Tuesday, April 15, 2014

Respect for the 96

It's been 25 years, of heart break, pain, suffering and more importantly, fighting for justice, justice for the 96 people who were killed on that day, the 15th of April 1989. You've heard the stories, read the articles and seen the pictures of what transpired at Hillsborough but still to this day the families of the fallen are seeking the truth. Their fight is ongoing and they have the full support of the club and many fans from around the world. This blog post isn't one to highlight what happened that day but I felt the need to write this to educate the few who seem to not realise the significance of it all. 

I'm an avid twitter user and I follow some fans of the opposition, there's always banter going about and given Liverpool's resurgence in the Premier League, its gotten a bit heated from time to time but I don't mind that, what I do mind is them picking on the club about this day. I saw comments such as "always the victim" and "what about Munich" doing the rounds. Let's get one thing straight, this isn't about who's tragedy was more important. All tragedies are deemed that because they are, tragic, it's sad to see certain members of the opposing fans thinking this is a competition. Yes, this one does generate the most interest in the press and media, firstly because the case is still on going to find out the truth, secondly this tragic event hit the footballing association world wide and enforced changes that are still applied to the modern game. 

It's because of Hillsborough, football globally had to re-look safety measures for fans in stadiums. It is because of Hillsborough, standing terraces were banned and only all seated stadiums were deemed legal for clubs. It is because of Hillsborough, policing at grounds on games day were jacked up and better training for emergency situations were implemented. It is because of Hillsborough, we are able to enjoy football games in an environment that is safe for everyone. The consequences of the 96 lives that were lost, served as a catalyst to make the game safer for the paying fan, who knows how many other accidents were prevented because of these changes. 
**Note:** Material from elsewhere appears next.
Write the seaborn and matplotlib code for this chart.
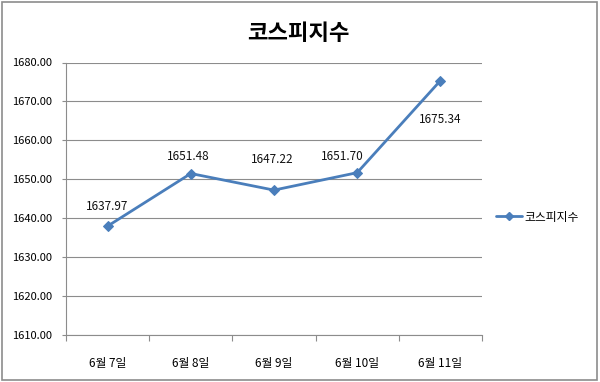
import numpy as np
import pandas as pd
import matplotlib
matplotlib.use("Agg")
import matplotlib.pyplot as plt
import seaborn as sns
from matplotlib.patches import Rectangle

# data
dates = ["6월 7일", "6월 8일", "6월 9일", "6월 10일", "6월 11일"]
kospi = [1637.97, 1651.48, 1647.22, 1651.70, 1675.34]
series_name = "코스피지수"
y_ticks = [1610, 1620, 1630, 1640, 1650, 1660, 1670, 1680]

# label offsets (points) -- placement only
label_offsets = [(0, 14), (-2, 12), (-1, 22), (-11, 12), (0, -28)]

sns.set_theme(style="white")
plt.rcParams["font.family"] = ["Noto Sans CJK KR", "DejaVu Sans"]
plt.rcParams["text.color"] = "black"
plt.rcParams["xtick.color"] = "black"
plt.rcParams["ytick.color"] = "black"

line_color = "#4A7EBB"
grid_color = "#8C8C8C"

df = pd.DataFrame({"pos": np.arange(len(dates)), "value": kospi, "series": series_name})

fig = plt.figure(figsize=(6, 3.82), dpi=100)
ax = fig.add_axes([66 / 600, 1 - 335 / 382, (482 - 66) / 600, (335 - 62.5) / 382])

sns.lineplot(data=df, x="pos", y="value", hue="series", palette=[line_color],
             marker="D", markersize=5.5, markeredgecolor=line_color,
             linewidth=2.0, ax=ax, legend=False)

for i, (v, off) in enumerate(zip(kospi, label_offsets)):
    ax.annotate(f"{v:.2f}", (i, v), xytext=off, textcoords="offset points",
                ha="center", va="center", fontsize=8.5, color="#111111")

ax.set_ylim(1610, 1680)
ax.set_yticks(y_ticks)
ax.set_yticklabels([f"{t:.2f}" for t in y_ticks])
ax.set_xlim(-0.5, len(dates) - 0.5)
ax.set_xticks(np.arange(-0.5, len(dates), 1.0))
ax.set_xticklabels([])
ax.set_xticks(np.arange(len(dates)), minor=True)
ax.set_xticklabels(dates, minor=True)
ax.tick_params(axis="x", which="major", bottom=True, length=4, width=0.8, color=grid_color)
ax.tick_params(axis="x", which="minor", bottom=True, length=0, pad=16, labelsize=8.5)
ax.tick_params(axis="y", left=True, length=3, width=0.8, color=grid_color, pad=7, labelsize=8)
ax.set_xlabel("")
ax.set_ylabel("")
ax.grid(axis="y", color=grid_color, linewidth=0.8)
ax.set_axisbelow(True)
for side in ["top", "right"]:
    ax.spines[side].set_visible(False)
for side in ["left", "bottom"]:
    ax.spines[side].set_color(grid_color)
    ax.spines[side].set_linewidth(0.8)

fig.suptitle(series_name, x=298 / 600, y=1 - 33 / 382, va="center",
             fontsize=16, fontweight="bold", color="black")

handle = plt.Line2D([], [], color=line_color, marker="D", markersize=4, linewidth=2.0)
fig.legend([handle], [series_name], loc="center left", bbox_to_anchor=(496 / 600, 1 - 217 / 382),
           frameon=False, fontsize=8.5, handlelength=2.2, handletextpad=0.2,
           borderpad=0, borderaxespad=0)

fig.patches.append(Rectangle((0.003, 0.004), 0.992, 0.992, transform=fig.transFigure,
                             fill=False, edgecolor="#8C8C8C", linewidth=1.2))

fig.savefig("out.png", dpi=100)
So you see, as much as it does affect the club, this day in history affects football worldwide. Coming back to Munich, yes that air disaster that killed 23 passengers on the plane that was carrying the famed Busby Babes was tragic and should be honoured in its own right, one cannot compare it to Hillsborough simply because of the differences between the two disasters. Nothing was changed after that plane crash in terms of air safety or in football and as sad as it was, it was an accident. The people who died in that flight deserve respect and not made to be in comparison to anyone else. 

In the same way each and every member of the 96 that died at Hillsborough deserve respect as well. They left home to watch a football game and never returned home, then made out to be the cause of the accident and labelled as criminals and drunks by the media and police. For 25 years their families have been fighting to clear the names of the innocent deceased and subsequently the Hillsborough Inquiry began in March of this year. For all those years, justice finally seems to be coming for those who loss their lives that day and hopefully bring peace to the families affected. 

The out pouring messages of support came in from all over this weekend and today with various clubs and supporters of other clubs showing their solidarity with Liverpool FC and the families because they know, it could have been anyone, it could have been them. So I urge each and every football fan out there, no matter which team you support, no matter what tragedies you or your club have incurred, have some respect for the 96, because of them, we are now enjoying a safer experience at stadiums all over the world.